US
USD, crude oil prices, and global bond yields pared back most of yesterday’s upswing. Political jawboning tied to the Iran war continues to whipsaw markets. Yesterday, the semi-official Tasmin news agency reported the Iranian negotiating team will suspend “talks and the exchange of documents through mediators.”
President Donald Trump struck a more reassuring tone noting that talks with Iran were continuing “at a rapid pace” while adding a memorandum of understanding with Iran to reopen the Strait of Hormuz could happen “over the next week.”
The April Job Openings and Labor Turnover Survey (JOLTS) is up next (3:00pm London, 10:00am New York). In March, the JOLTS report showed the hiring rate rose to a two-year high while layoffs continued to be low and stable. If sustained, this trend would significantly ease downside risks to the US labor market.
The May ISM manufacturing index released yesterday supports a more restrictive Fed policy stance and firmer USD. The headline index improved more than expected to a four-year high at 54.0 vs. 52.7 in April driven by a faster expansion in new orders and slower contraction in employment. The Prices Paid sub-index unexpectedly dipped to a two-month low at 82.1 vs. 84.6 in April but is still indicative of upside risk to inflation.
EUROZONE
Eurozone May CPI was mixed, EUR reaction muted. Headline CPI matched consensus at 3.2% y/y vs. 3.0% in April and tracked closer to the ECB’s Q2 baseline forecast (3.1%) than to its adverse (3.6%) and severe (4.1%) scenarios.
However, core CPI ran hot at 2.5% y/y (consensus: 2.4%) vs. 2.2% in April and tracked closer to the ECB’s Q2 severe scenario (2.4%) than to its baseline forecast (2.2%) and adverse scenario (2.3%). Worrisomely, services CPI surged to a seven-month high at 3.5% y/y, raising the risk of a persist pickup in inflation.
The swaps curve has virtually fully priced in a 25bps ECB rate hike to 2.25% at the next June 11 meeting. Rate hikes in a sluggish growth, high inflation environment, is not bullish for EUR but should help cushion the downside. We expect EUR/USD to carve out a bottom around 1.1400, reflecting a stronger US growth outlook relative to the Eurozone.

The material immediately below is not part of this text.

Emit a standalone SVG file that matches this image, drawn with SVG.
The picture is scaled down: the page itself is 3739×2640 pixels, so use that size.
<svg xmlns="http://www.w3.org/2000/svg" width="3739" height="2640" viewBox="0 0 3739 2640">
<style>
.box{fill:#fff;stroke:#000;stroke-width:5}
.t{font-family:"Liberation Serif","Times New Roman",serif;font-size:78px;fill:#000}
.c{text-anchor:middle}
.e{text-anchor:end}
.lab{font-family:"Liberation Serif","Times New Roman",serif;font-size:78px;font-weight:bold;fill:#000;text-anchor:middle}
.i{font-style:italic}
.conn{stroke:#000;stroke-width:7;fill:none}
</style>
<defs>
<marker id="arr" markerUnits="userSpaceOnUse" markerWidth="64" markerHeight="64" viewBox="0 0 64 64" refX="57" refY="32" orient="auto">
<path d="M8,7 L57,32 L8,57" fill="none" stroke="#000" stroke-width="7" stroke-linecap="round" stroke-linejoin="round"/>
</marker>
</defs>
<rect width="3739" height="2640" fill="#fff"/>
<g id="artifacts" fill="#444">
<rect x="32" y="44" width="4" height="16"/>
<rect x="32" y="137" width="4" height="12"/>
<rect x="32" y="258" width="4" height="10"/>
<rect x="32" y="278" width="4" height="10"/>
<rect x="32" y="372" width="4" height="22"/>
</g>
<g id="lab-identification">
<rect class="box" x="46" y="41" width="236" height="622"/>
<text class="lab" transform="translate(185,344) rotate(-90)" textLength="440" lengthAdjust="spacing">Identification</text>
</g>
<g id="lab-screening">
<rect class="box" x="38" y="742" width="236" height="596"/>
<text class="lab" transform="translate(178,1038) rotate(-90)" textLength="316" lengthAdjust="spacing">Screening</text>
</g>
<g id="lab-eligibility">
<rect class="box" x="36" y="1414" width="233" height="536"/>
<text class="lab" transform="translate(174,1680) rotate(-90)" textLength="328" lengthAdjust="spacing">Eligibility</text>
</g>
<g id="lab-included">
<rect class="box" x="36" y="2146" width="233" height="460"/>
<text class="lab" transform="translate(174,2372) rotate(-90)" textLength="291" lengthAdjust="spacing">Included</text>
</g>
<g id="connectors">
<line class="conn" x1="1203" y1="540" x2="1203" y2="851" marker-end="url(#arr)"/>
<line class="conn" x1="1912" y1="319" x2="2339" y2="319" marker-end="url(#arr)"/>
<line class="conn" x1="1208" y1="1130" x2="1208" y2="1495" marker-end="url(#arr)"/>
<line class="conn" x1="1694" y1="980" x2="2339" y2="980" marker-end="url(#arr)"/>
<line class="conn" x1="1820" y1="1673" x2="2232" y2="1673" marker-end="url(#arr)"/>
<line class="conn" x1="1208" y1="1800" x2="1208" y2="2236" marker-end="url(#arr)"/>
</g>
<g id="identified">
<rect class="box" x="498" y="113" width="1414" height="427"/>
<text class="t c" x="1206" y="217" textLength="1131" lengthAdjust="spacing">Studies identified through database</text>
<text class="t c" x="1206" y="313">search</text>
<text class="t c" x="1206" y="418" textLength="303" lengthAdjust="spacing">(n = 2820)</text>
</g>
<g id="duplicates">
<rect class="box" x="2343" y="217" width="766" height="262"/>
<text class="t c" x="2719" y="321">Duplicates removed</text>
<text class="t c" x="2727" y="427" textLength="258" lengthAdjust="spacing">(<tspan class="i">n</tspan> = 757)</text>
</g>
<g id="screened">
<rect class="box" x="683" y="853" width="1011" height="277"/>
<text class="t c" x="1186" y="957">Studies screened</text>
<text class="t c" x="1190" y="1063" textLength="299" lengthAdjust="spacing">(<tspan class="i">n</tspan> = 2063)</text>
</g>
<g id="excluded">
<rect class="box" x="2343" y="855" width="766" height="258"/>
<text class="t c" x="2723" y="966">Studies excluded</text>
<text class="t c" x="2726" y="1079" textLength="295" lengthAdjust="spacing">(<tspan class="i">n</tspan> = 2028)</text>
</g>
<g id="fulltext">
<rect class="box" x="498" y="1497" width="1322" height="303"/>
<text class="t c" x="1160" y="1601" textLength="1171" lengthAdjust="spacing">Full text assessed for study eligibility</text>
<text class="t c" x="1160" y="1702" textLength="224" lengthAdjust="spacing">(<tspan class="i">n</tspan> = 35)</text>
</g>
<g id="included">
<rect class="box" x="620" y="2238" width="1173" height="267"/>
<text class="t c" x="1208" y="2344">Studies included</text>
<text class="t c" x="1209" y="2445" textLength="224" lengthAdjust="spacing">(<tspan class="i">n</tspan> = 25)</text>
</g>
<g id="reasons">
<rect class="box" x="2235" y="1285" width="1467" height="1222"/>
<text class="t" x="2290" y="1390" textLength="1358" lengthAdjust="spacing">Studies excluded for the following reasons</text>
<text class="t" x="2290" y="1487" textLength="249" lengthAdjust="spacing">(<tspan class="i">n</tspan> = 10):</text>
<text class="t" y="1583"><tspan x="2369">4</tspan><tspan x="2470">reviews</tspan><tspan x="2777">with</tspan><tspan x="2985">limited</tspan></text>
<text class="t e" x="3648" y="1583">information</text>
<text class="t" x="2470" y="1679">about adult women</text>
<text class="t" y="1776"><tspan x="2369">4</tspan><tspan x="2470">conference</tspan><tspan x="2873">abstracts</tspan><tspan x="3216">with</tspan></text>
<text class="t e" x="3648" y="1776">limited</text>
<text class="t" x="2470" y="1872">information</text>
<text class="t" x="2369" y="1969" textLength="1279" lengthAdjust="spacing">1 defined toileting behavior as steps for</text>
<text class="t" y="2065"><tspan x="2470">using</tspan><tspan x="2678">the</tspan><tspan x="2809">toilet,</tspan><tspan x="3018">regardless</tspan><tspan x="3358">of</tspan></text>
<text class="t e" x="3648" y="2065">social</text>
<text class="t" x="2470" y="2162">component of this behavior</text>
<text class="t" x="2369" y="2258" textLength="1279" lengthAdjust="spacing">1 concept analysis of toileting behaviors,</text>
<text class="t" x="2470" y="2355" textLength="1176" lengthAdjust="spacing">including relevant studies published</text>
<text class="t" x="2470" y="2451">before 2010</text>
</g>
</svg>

The ECB published today its yearly report on the international role of the euro. Based on a broad range of indicators, the international role of the euro grew moderately in 2025, but it remains firmly in the dollar’s shadow.

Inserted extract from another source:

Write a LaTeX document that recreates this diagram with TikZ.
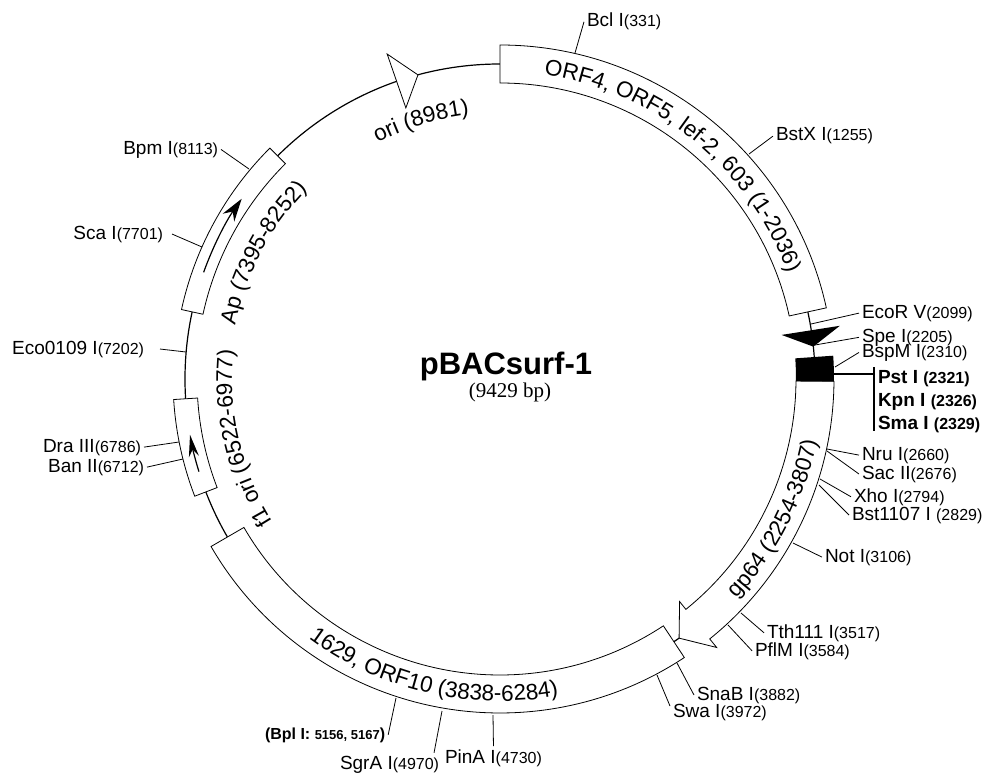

The composite index of the international role of the euro, an average of the share of the euro across eight indicators, increased by 0.2ppt at constant exchange rates in 2025. The euro’s largest gain came from its growing role in international debt issuance, which reached record highs during the year. The biggest setback for the euro came in global FX trading while other indicators highlight stability in the euro’s international role.
The ECB stressed there is an opening for the euro to enhance its global appeal. However, the Eurozone still lacks supply of highly rated assets and has made little progress towards a capital markets union for the euro to evolve into a truly global international currency.